<\body> Stories in America: The Republican Nightmare in MN: "We're a Disgrace"

Thursday, March 30, 2006

The Republican Nightmare in MN: "We're a Disgrace"

Campaigning is in full force in Minnesota and according to a piece in today's Wall Street Journal, Republicans are in trouble:
The Republican nightmare here in the First District is a burly, high-school teacher and coach who is running as a Democrat but evokes House Speaker Dennis Hastert as a younger man. The Democratic candidate in the Second District is a former Federal Bureau of Investigation agent with the maiden name of Cheney who is waging an antiwar campaign. Her Republican opponent, a Marine veteran, opined on radical Islam and attacks on the Easter Bunny while on the campaign trail recently at a Lutheran school whose sports teams are the "Crusaders."

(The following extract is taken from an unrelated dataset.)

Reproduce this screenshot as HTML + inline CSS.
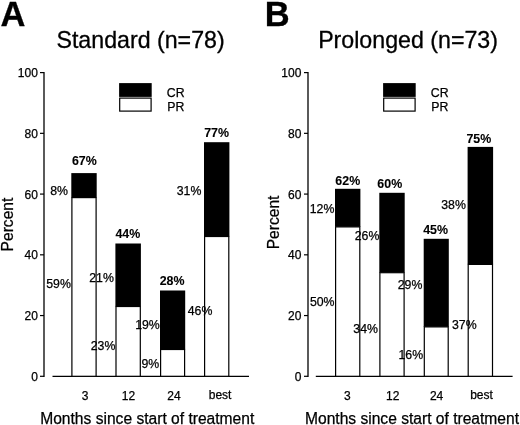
<!DOCTYPE html>
<html><head><meta charset="utf-8"><style>
html,body{margin:0;padding:0;background:#fff;}
body{width:520px;height:425px;overflow:hidden;}
svg{display:block;font-family:"Liberation Sans",sans-serif;will-change:transform;}
</style></head><body>
<svg width="520" height="425" viewBox="0 0 520 425">
<rect width="520" height="425" fill="#fff"/>
<line x1="44.00" y1="72.00" x2="44.00" y2="376.95" stroke="#000" stroke-width="1.3"/>
<line x1="40.00" y1="376.30" x2="44.00" y2="376.30" stroke="#000" stroke-width="1.2"/>
<line x1="40.00" y1="315.56" x2="44.00" y2="315.56" stroke="#000" stroke-width="1.2"/>
<line x1="40.00" y1="254.82" x2="44.00" y2="254.82" stroke="#000" stroke-width="1.2"/>
<line x1="40.00" y1="194.08" x2="44.00" y2="194.08" stroke="#000" stroke-width="1.2"/>
<line x1="40.00" y1="133.34" x2="44.00" y2="133.34" stroke="#000" stroke-width="1.2"/>
<line x1="40.00" y1="72.60" x2="44.00" y2="72.60" stroke="#000" stroke-width="1.2"/>
<line x1="52.50" y1="376.30" x2="249.00" y2="376.30" stroke="#000" stroke-width="1.2"/>
<rect x="71.30" y="173.10" width="25.40" height="24.50" fill="#000"/>
<rect x="71.90" y="197.60" width="24.20" height="178.70" fill="#fff" stroke="#000" stroke-width="1.2"/>
<rect x="115.40" y="243.50" width="25.50" height="63.00" fill="#000"/>
<rect x="116.00" y="306.50" width="24.30" height="69.80" fill="#fff" stroke="#000" stroke-width="1.2"/>
<rect x="160.00" y="290.50" width="25.20" height="59.00" fill="#000"/>
<rect x="160.60" y="349.50" width="24.00" height="26.80" fill="#fff" stroke="#000" stroke-width="1.2"/>
<rect x="204.00" y="142.20" width="25.40" height="94.30" fill="#000"/>
<rect x="204.60" y="236.50" width="24.20" height="139.80" fill="#fff" stroke="#000" stroke-width="1.2"/>
<rect x="119.1" y="83.1" width="32.6" height="13.8" fill="#000"/>
<rect x="119.69999999999999" y="98.09999999999998" width="31.400000000000002" height="13.0" fill="#fff" stroke="#000" stroke-width="1.2"/>
<line x1="308.00" y1="72.00" x2="308.00" y2="376.95" stroke="#000" stroke-width="1.3"/>
<line x1="304.00" y1="376.30" x2="308.00" y2="376.30" stroke="#000" stroke-width="1.2"/>
<line x1="304.00" y1="315.56" x2="308.00" y2="315.56" stroke="#000" stroke-width="1.2"/>
<line x1="304.00" y1="254.82" x2="308.00" y2="254.82" stroke="#000" stroke-width="1.2"/>
<line x1="304.00" y1="194.08" x2="308.00" y2="194.08" stroke="#000" stroke-width="1.2"/>
<line x1="304.00" y1="133.34" x2="308.00" y2="133.34" stroke="#000" stroke-width="1.2"/>
<line x1="304.00" y1="72.60" x2="308.00" y2="72.60" stroke="#000" stroke-width="1.2"/>
<line x1="315.80" y1="376.30" x2="512.60" y2="376.30" stroke="#000" stroke-width="1.2"/>
<rect x="335.00" y="188.80" width="25.40" height="38.10" fill="#000"/>
<rect x="335.60" y="226.90" width="24.20" height="149.40" fill="#fff" stroke="#000" stroke-width="1.2"/>
<rect x="379.30" y="192.80" width="25.40" height="79.90" fill="#000"/>
<rect x="379.90" y="272.70" width="24.20" height="103.60" fill="#fff" stroke="#000" stroke-width="1.2"/>
<rect x="423.70" y="238.80" width="25.10" height="88.10" fill="#000"/>
<rect x="424.30" y="326.90" width="23.90" height="49.40" fill="#fff" stroke="#000" stroke-width="1.2"/>
<rect x="467.60" y="146.90" width="25.50" height="117.50" fill="#000"/>
<rect x="468.20" y="264.40" width="24.30" height="111.90" fill="#fff" stroke="#000" stroke-width="1.2"/>
<rect x="383.1" y="83.1" width="32.6" height="13.8" fill="#000"/>
<rect x="383.70000000000005" y="98.09999999999998" width="31.400000000000002" height="13.0" fill="#fff" stroke="#000" stroke-width="1.2"/>
<g fill="#000">
<text x="0.42" y="25.57" font-size="34.5" font-weight="bold" stroke="#000" stroke-width="0.3">A</text>
<text x="264.72" y="25.52" font-size="34.5" font-weight="bold" stroke="#000" stroke-width="0.3">B</text>
<text x="56.44" y="47.60" font-size="23.2" stroke="#000" stroke-width="0.3">Standard (n=78)</text>
<text x="318.13" y="47.60" font-size="23.2" stroke="#000" stroke-width="0.3">Prolonged (n=73)</text>
<text x="37.83" y="380.58" font-size="12" text-anchor="end" stroke="#000" stroke-width="0.25">0</text>
<text x="301.32" y="380.56" font-size="12" text-anchor="end" stroke="#000" stroke-width="0.25">0</text>
<text x="37.83" y="319.51" font-size="12" text-anchor="end" stroke="#000" stroke-width="0.25">20</text>
<text x="301.32" y="319.51" font-size="12" text-anchor="end" stroke="#000" stroke-width="0.25">20</text>
<text x="37.83" y="258.62" font-size="12" text-anchor="end" stroke="#000" stroke-width="0.25">40</text>
<text x="301.32" y="258.60" font-size="12" text-anchor="end" stroke="#000" stroke-width="0.25">40</text>
<text x="37.83" y="198.54" font-size="12" text-anchor="end" stroke="#000" stroke-width="0.25">60</text>
<text x="301.32" y="198.52" font-size="12" text-anchor="end" stroke="#000" stroke-width="0.25">60</text>
<text x="37.83" y="137.55" font-size="12" text-anchor="end" stroke="#000" stroke-width="0.25">80</text>
<text x="301.32" y="137.53" font-size="12" text-anchor="end" stroke="#000" stroke-width="0.25">80</text>
<text x="37.83" y="76.52" font-size="12" text-anchor="end" stroke="#000" stroke-width="0.25">100</text>
<text x="301.32" y="76.52" font-size="12" text-anchor="end" stroke="#000" stroke-width="0.25">100</text>
<text x="166.82" y="96.53" font-size="12.3" stroke="#000" stroke-width="0.25">CR</text>
<text x="167.20" y="110.53" font-size="12.3" stroke="#000" stroke-width="0.25">PR</text>
<text x="430.82" y="96.53" font-size="12.3" stroke="#000" stroke-width="0.25">CR</text>
<text x="431.20" y="110.53" font-size="12.3" stroke="#000" stroke-width="0.25">PR</text>
<text x="81.70" y="399.57" font-size="12" stroke="#000" stroke-width="0.25">3</text>
<text x="121.77" y="399.62" font-size="12" stroke="#000" stroke-width="0.25">12</text>
<text x="167.24" y="399.50" font-size="12" stroke="#000" stroke-width="0.25">24</text>
<text x="208.71" y="398.57" font-size="12" stroke="#000" stroke-width="0.25">best</text>
<text x="343.88" y="399.55" font-size="12" stroke="#000" stroke-width="0.25">3</text>
<text x="385.98" y="399.50" font-size="12" stroke="#000" stroke-width="0.25">12</text>
<text x="429.89" y="399.50" font-size="12" stroke="#000" stroke-width="0.25">24</text>
<text x="470.13" y="398.55" font-size="12" stroke="#000" stroke-width="0.25">best</text>
<text x="40.20" y="423.58" font-size="15.6" stroke="#000" stroke-width="0.25">Months since start of treatment</text>
<text x="304.98" y="423.58" font-size="15.6" stroke="#000" stroke-width="0.25">Months since start of treatment</text>
<text x="71.95" y="164.60" font-size="12.4" font-weight="bold" stroke="#000" stroke-width="0.1">67%</text>
<text x="50.19" y="194.61" font-size="12.3" stroke="#000" stroke-width="0.25">8%</text>
<text x="46.23" y="287.51" font-size="12.3" stroke="#000" stroke-width="0.25">59%</text>
<text x="89.23" y="281.58" font-size="12.3" stroke="#000" stroke-width="0.25">21%</text>
<text x="115.38" y="237.60" font-size="12.4" font-weight="bold" stroke="#000" stroke-width="0.1">44%</text>
<text x="135.17" y="328.56" font-size="12.3" stroke="#000" stroke-width="0.25">19%</text>
<text x="90.71" y="349.60" font-size="12.3" stroke="#000" stroke-width="0.25">23%</text>
<text x="159.69" y="284.57" font-size="12.4" font-weight="bold" stroke="#000" stroke-width="0.1">28%</text>
<text x="141.48" y="367.54" font-size="12.3" stroke="#000" stroke-width="0.25">9%</text>
<text x="204.21" y="136.60" font-size="12.4" font-weight="bold" stroke="#000" stroke-width="0.1">77%</text>
<text x="176.79" y="194.57" font-size="12.3" stroke="#000" stroke-width="0.25">31%</text>
<text x="187.74" y="314.52" font-size="12.3" stroke="#000" stroke-width="0.25">46%</text>
<text x="335.36" y="184.58" font-size="12.4" font-weight="bold" stroke="#000" stroke-width="0.1">62%</text>
<text x="309.72" y="212.60" font-size="12.3" stroke="#000" stroke-width="0.25">12%</text>
<text x="309.88" y="305.65" font-size="12.3" stroke="#000" stroke-width="0.25">50%</text>
<text x="377.36" y="187.53" font-size="12.4" font-weight="bold" stroke="#000" stroke-width="0.1">60%</text>
<text x="354.73" y="239.50" font-size="12.3" stroke="#000" stroke-width="0.25">26%</text>
<text x="353.30" y="332.50" font-size="12.3" stroke="#000" stroke-width="0.25">34%</text>
<text x="423.13" y="233.52" font-size="12.4" font-weight="bold" stroke="#000" stroke-width="0.1">45%</text>
<text x="397.71" y="288.53" font-size="12.3" stroke="#000" stroke-width="0.25">29%</text>
<text x="398.49" y="358.55" font-size="12.3" stroke="#000" stroke-width="0.25">16%</text>
<text x="466.39" y="142.60" font-size="12.4" font-weight="bold" stroke="#000" stroke-width="0.1">75%</text>
<text x="441.29" y="208.53" font-size="12.3" stroke="#000" stroke-width="0.25">38%</text>
<text x="451.97" y="328.54" font-size="12.3" stroke="#000" stroke-width="0.25">37%</text>
<text x="12.53" y="224.52" font-size="15.6" text-anchor="middle" transform="rotate(-90 12.53 224.52)" stroke="#000" stroke-width="0.25">Percent</text>
<text x="278.63" y="222.42" font-size="15.6" text-anchor="middle" transform="rotate(-90 278.63 222.42)" stroke="#000" stroke-width="0.25">Percent</text>
</g>
</svg>
</body></html>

As Minnesota suggests, the 2006 campaign is a power struggle but also a moment for Congress to renew itself after wearing thin its welcome with voters. For Democrats, who need to gain 15 seats to win the House, spring is the season for testing campaign pitches. For Republicans, who hold power, it is a time to take stock after dominating Congress for the past 12 years.

K.J. McDonald, a former Republican state legislator who now is mayor of Watertown in Carver County, recites a litany of party woes from "the ineptness of the Bush administration" to the national debt and the Iraq war. "We are due for a fall," he worries. "We're a disgrace."
Tim Walz, the "burly" man running in the First District, spent 24 years in the Army National Guard and is still on active duty.

In a recent profile of Democratic veterans running for office, The Atlantic reports on what happened when Walz decided to take two students to hear Bush speak shortly before the 2004 election in Mankato, Minnesota:
The president's visit struck Walz as a teachable moment, and he and two students boarded a Bush campaign bus that took them to a quarry where the president was to speak. But after they had passed through a metal detector and their tickets and IDs were checked, they were denied admittance and ordered back onto the bus. One of the boys had a John Kerry sticker on his wallet.

Indignant, Walz refused. "As a soldier, I told them I had a right to see my commander-in-chief," the normally jovial forty-one-year-old recently explained to a Democratic-Farmer-Labor Party dinner in the small town of Albert Lea, Minnesota.

His challenge prompted a KGB-style interrogation that was sadly characteristic of Bush campaign events. Do you support the president? Walz refused to answer. Do you oppose the president? Walz replied that it was no one's business but his own. (He later learned that his wife was informed that the Secret Service might arrest him.) Walz thought for a moment and asked the Bush staffers if they really wanted to arrest a command sergeant major who'd just returned from fighting the war on terrorism.

They did not.

Instead Walz was told to behave himself and permitted to attend the speech, albeit under heavy scrutiny. His students were not: they were sent home. Shortly after this Walz retired from the Guard. Then he did something that until recently was highly unusual for a military man. He announced he was running for Congress--as a Democrat.
I'm sure you've already heard about this incident in the liberal media.

Colleen Rowley, the woman running in the Second District, is the former FBI agent who blew the whistle on pre-9/11 intelligence failures.

Democrats on the ground in Minnesota say this time around, gay marriage and other wedge issues won't help Republicans; voters are more concerned with the war and the economy. Last week, 2,600 Minnesota National Guard troops left for the Middle East.

6 Comments:

At 3/30/2006 5:25 PM, Anonymous Anonymous said...

hey Rose, get with the program. A woman in some small town murdered her priest hubby. The perfect family. The liberal media cares more about exposing the gory details than they do about some silly school teacher who was grilled by the FBI at a Bush event!

 
At 3/30/2006 9:07 PM, Anonymous Anonymous said...

2004 was about gay marriage; 2006 will be about gay adoption.

 
At 3/31/2006 12:19 AM, Anonymous Anonymous said...

Ever had a taste of Colleen Rowley's prose?

You've been warned:

http://www.lileks.com/bleats/archive/03/1003/101303.html
(scroll down to "Okay. Indulge me.")

 
At 3/31/2006 12:28 AM, Anonymous Anonymous said...

If you can't read Lileks deconstruction of Rowley cuz the politics get in the way of enjoying it, I think everybody will get a kick out of The Institute of Official Cheer. Brilliant stuff. Go ahead and check it out. Really, it's hilarious and completely non-political fun.

http://www.lileks.com/institute/index.html

 
At 4/01/2006 4:43 PM, Blogger DownWithTyranny said...

I think Rowley's an incredible candidate as well-- and a great opportunity for all Americans to replace a right-wing extremist loon with a no-nonsense patriot who's got two things he's missing: a brain and a heart. The difference between the way Democrats and Republicans respond to our war veterans alone is enough of a reason to never vote for another Republican again.

 
At 4/01/2006 9:17 PM, Anonymous Anonymous said...

Correction: Tim Walz is not on active duty. He retired from the National Guard this past May.